Jon Fasman is the United States digital editor of the Economist. He is concerned with the implications for democracy of the increasing reliance by police forces on surveillance technology.
Mercifully eschewing technological jargon, Fasman provides an easy-to-understand guide to such programs as Clearview, a facial recognition app with a database of more than three billion images that enables the user to upload a picture of any person and access all the information that is online about that person; Stingray, a cellphone tower simulator that tricks all the cellphones in a certain area into connecting to it rather than to a legitimate tower and scoops up all the data transmitted to and from those cellphones; automatic licence plate readers (ALPRs) that capture images of every licence plate in their range, letting police amass a record of detailed personal profiles of citizens not suspected of any crime; and PredPol, which uses algorithms purported to predict neighbourhoods where crimes are likely to be committed.
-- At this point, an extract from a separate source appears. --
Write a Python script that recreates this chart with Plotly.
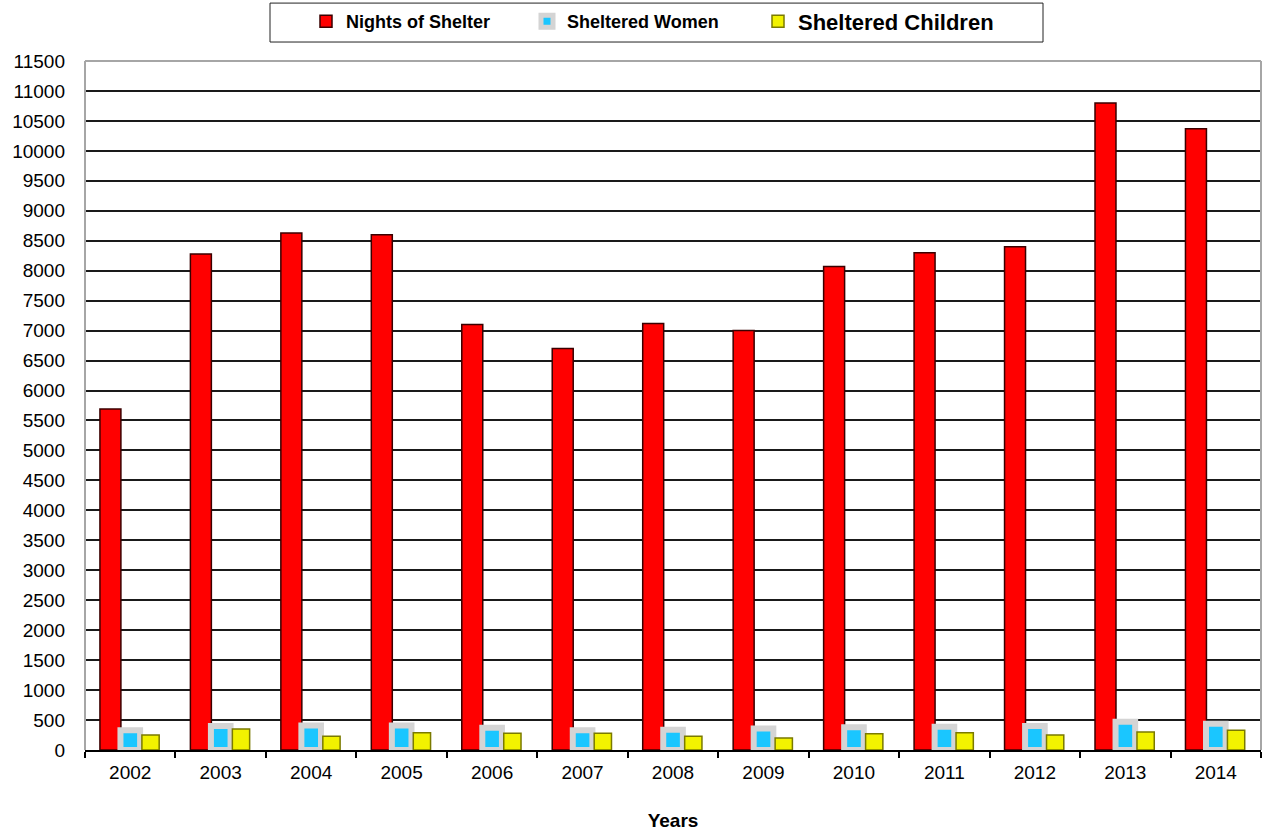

These apps are the property of private companies, which often store the captured information for indefinite periods of time. Because the algorithms are proprietary, keeping them secret is considered a matter of commercial advantage supported by the law. This can tempt some companies to profiteer by convincing police departments to buy technology they don’t always fully understand.
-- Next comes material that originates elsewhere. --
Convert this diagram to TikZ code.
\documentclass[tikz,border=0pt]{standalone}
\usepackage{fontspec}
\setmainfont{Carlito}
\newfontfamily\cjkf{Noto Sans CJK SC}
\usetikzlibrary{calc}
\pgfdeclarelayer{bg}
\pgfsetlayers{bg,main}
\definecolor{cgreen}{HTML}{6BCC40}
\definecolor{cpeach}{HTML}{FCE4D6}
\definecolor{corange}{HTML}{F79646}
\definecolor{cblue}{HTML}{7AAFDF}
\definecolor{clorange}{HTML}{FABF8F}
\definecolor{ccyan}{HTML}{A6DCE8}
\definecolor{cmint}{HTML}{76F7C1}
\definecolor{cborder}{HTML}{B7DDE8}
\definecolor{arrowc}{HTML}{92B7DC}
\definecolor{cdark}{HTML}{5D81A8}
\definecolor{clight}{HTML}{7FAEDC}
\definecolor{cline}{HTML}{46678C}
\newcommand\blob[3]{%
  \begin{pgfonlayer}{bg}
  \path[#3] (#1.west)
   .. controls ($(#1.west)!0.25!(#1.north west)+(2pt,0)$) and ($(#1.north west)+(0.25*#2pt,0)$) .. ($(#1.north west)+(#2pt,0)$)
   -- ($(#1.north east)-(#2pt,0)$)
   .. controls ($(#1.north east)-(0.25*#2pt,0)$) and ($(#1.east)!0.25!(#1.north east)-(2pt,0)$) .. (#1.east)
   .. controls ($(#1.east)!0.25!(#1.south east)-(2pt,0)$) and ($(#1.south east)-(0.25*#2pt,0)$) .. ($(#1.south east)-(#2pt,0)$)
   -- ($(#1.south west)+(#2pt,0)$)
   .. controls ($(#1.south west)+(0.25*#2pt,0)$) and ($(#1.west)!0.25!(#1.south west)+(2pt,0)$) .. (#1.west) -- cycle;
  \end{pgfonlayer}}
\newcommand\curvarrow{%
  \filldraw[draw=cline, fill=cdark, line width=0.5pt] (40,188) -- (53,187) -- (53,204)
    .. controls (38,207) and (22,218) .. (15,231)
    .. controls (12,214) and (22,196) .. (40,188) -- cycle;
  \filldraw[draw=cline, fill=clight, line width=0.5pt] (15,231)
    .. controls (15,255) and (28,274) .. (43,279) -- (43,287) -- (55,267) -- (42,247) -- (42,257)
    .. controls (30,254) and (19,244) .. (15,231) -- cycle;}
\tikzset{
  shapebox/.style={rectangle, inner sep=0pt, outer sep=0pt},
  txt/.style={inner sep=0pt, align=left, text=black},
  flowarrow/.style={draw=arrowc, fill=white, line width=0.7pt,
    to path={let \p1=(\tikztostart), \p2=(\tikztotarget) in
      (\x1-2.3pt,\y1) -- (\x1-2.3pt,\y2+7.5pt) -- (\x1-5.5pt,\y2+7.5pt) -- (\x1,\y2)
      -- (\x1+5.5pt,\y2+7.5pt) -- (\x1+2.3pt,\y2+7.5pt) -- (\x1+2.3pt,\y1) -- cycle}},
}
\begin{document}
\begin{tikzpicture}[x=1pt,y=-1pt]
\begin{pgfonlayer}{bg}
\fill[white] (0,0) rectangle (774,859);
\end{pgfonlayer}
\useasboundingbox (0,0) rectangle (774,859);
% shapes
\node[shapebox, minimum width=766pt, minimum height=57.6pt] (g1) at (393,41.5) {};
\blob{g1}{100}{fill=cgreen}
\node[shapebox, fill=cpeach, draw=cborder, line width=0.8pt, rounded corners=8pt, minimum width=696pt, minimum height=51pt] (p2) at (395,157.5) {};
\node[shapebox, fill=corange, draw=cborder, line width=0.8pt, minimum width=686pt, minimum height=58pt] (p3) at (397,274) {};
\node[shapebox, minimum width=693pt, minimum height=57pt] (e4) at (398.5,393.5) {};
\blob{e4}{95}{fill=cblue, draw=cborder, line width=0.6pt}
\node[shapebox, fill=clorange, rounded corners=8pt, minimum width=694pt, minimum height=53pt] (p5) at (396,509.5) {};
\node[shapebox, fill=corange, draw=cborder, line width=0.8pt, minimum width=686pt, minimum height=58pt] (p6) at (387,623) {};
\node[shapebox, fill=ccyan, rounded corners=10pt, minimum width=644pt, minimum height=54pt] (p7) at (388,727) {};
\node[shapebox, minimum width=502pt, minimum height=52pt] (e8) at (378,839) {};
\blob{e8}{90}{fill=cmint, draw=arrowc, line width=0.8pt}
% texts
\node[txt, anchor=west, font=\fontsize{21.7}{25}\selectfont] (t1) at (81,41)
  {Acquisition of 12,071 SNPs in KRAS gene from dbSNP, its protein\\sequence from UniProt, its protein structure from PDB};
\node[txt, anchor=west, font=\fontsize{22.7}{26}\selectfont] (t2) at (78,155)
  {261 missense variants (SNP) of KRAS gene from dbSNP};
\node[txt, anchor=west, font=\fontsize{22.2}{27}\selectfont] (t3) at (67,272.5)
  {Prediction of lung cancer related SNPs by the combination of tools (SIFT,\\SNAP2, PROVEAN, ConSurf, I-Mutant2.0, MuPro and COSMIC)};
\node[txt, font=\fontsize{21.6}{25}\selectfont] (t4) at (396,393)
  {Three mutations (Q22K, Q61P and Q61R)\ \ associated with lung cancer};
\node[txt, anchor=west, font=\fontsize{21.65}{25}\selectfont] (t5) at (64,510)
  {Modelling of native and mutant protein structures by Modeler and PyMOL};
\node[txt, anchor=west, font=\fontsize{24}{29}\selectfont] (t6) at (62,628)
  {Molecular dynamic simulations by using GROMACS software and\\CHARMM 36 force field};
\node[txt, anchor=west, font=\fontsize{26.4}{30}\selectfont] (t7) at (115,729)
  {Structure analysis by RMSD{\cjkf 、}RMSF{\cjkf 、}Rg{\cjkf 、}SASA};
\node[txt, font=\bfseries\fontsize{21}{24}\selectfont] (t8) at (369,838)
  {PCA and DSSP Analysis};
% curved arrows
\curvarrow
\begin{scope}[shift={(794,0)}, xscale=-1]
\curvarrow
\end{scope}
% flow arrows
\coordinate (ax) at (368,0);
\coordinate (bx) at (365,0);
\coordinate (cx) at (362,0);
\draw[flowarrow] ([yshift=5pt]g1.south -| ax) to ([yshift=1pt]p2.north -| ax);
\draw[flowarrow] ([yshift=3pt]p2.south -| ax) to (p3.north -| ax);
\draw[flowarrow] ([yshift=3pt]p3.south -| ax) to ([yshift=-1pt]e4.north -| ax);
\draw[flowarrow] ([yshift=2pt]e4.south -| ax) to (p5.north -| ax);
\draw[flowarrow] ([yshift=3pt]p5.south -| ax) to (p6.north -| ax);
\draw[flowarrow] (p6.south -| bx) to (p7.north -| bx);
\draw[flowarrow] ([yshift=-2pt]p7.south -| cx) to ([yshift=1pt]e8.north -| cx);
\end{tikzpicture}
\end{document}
Fasman takes pains to point out that he is not a member of the “liberal media” making knee-jerk attacks on the police. He describes himself as an employee of a centre-right publication. He denies wanting to show police in a bad light, and focuses on them only because police are the most tangible representatives of state power. He admits that, properly used, the technology he describes can improve public safety.
“Properly used” is the key. Police forces should not be using these technologies without full disclosure to the public they serve. Their use should be governed by strictly enforceable rules, including regular audits to ensure those rules are being followed and penalties for violating them. For Fasman, these are the democratic practices America needs if it is not to become China.
Fasman sees China as an example of what can happen unless citizens speak up forcefully against the unregulated use of surveillance technology. China has more than 200 million CCTV cameras. Police sometimes wear facial-recognition-enabled glasses. The state is developing a social credit system whereby each citizen’s trustworthiness will be scored and ranked. Unlike America — so far — China’s technologies are aimed less at monitoring, responding and deterring than at repressing and controlling.
The only time Fasman mentions Canada is when he describes an Ottawa police officer as “everything you would expect a senior Canadian police officer to be: mild, bearded, reasonable and wry.”
We can only hope that this is an accurate description, because many of the technologies that concern Fasman have been experimented with or are regularly deployed by Canadian police departments.
In 2020, The Citizen Lab at the University of Toronto issued a report on the use of surveillance technology by some Canadian police forces and identified “a number of issues related to… systemic bias, lack of transparency and due process concerns.”
More specifically, in February 2021, the Office of the Privacy Commissioner of Canada published the report of an investigation into Clearview’s operations in Canada. A number of law enforcement agencies, including the RCMP, had been using the app to help identify perpetrators and victims of crimes. The privacy commissioner found that, in doing so, Clearview had illegally, and for inappropriate purposes, conducted mass surveillance of individuals.
It seems America is not the only place where citizens need to speak up forcefully.
Even when the pandemic is over, John K. Collins will continue to wear a face mask.